Guns Figure

Willaim Thurber - PhD Student thurber at FMGMT.MGMT.UTORONTO.CA
Thu Sep 14 09:16:22 MDT 1995

Darin and other NRAers--
Just a few questions on this study.
First, the numbers reported are decreases, but decreases from what,
the previous year, some other earlier time (NRA's critique of CDC), or
compared to unfair +/or unfavourable states in the same year.
Second, the descriptions of the crimes do not match.  I think that
violent crime in favourable states is the same as firearm violent crime in
fair states, but I can't be sure.
Third, how many categories did NRA use and how many states in each category?
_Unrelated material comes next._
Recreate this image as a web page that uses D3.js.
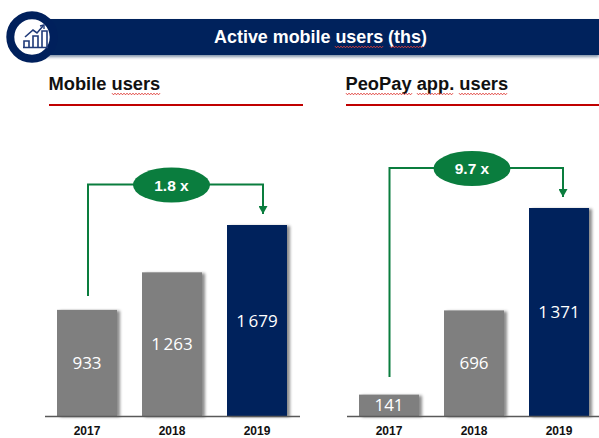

You may recall from your college stats that any sample with less than 30
observations is highly susceptible to random effects that are often
reported mistaken for significant results.  If NRA used 4 categories the
expected number of states in each category would be 12.5, not impossible
to draw conclusions,  but certainly more difficult.
Forth, notwithstanding the sample size, the results seem to trend in
favour of more gun control:
violent crime   -22 in favourable states -29 in fair states
homicide        -31 "      "        "    -38 "    "    "
robbery         _36 "      "        "    (not reported)
agg. assault    -14 "      "        "    -38 "     "    "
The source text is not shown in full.